By Declan Roberts (@DeclanMR)
Ranging from tales of never-ending love to nightmare party situations, Wirral-based foursome Hooton Tennis Club have made a heart-on-sleeve debut album. As consistency goes, HTC are the kings. As you progress through twelve tracks of wonderful titles, the slacker-pop of Howler and ‘I Should Coco’-era Supergrass springs to mind as Highest Point In Cliff Town gives us a breadth of skater-boy indie jams.

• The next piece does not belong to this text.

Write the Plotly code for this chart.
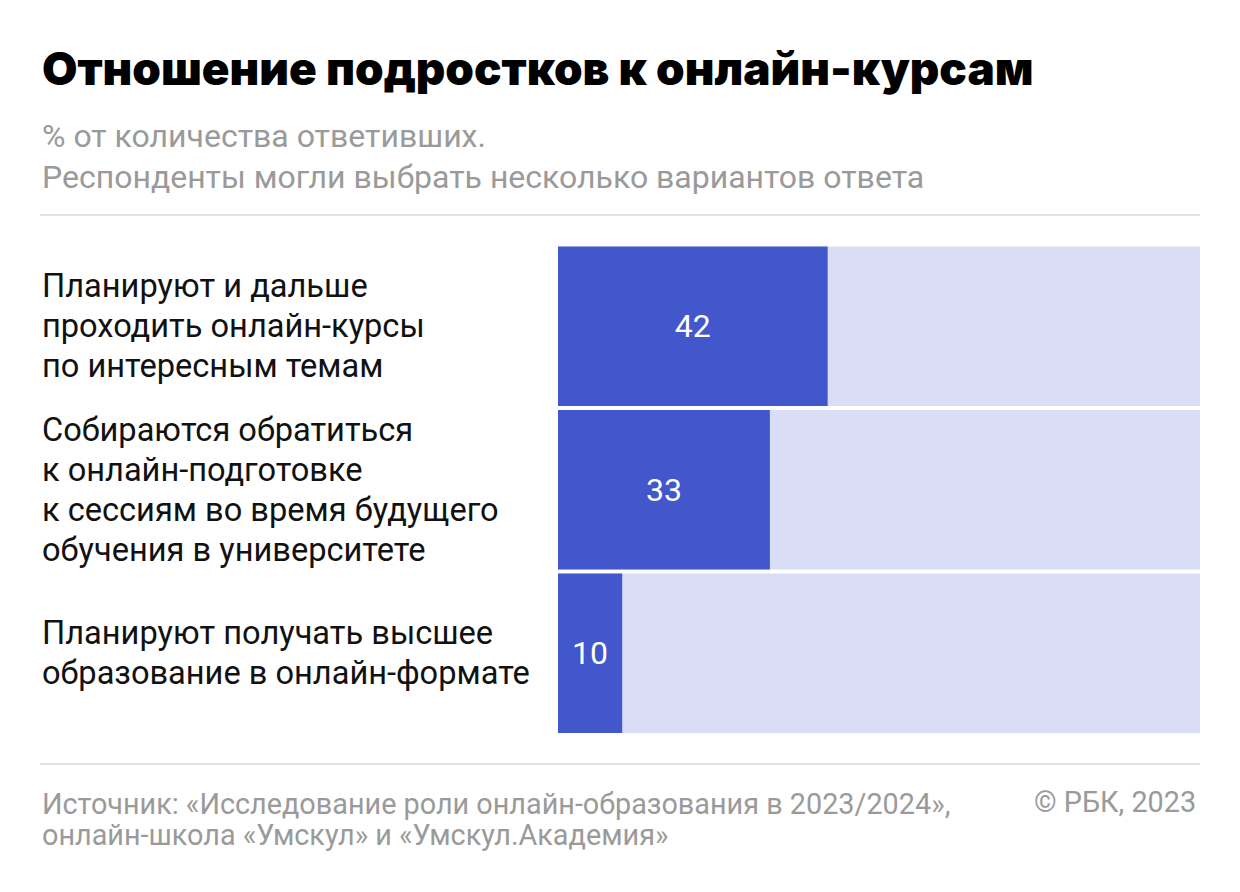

‘I’m Not Going Roses Again’ give us insight into a particularly disastrous night out at a friends party: “But it’s only one party you’ve been / and it’s the worst that I’ve ever seen”. This anecdotal style is delivered with all the charm and wit of a sarcastic mid-twenties songwriter, while subtle references to art and culture are a fine addition to a song that oozes those studio jam vibes. Lead single ‘P.O.W.E.R.F.U.L P.I.E.R.R.E’ packs a punch with its crunchy chords and karaoke style vocals to bolster its singalong credentials.
The tinkling notes of ‘Barlow Terrace’ are a graceful accompaniment to Jasper’s lyrical hooks: “My forgetfulness is such a mess / oh what a mess”. ‘Always Coming Back 2 You’ meanwhile slows the pace and unwinds into a heartbreaker summer ballad. ‘Standing Knees’ is the standout of the album, a gorgeous bass line leading the rhythm front and a scathing insult providing HTC’s most potent earworm: “’Cause you’re no superior / than a common pest”.
Hooton Tennis Club’s jangly three-chord indie numbers may earmark them as England’s answer to Parquet Courts, yet the underlying depth of their songwriting promises a more complex journey to come that all cult bands undergo.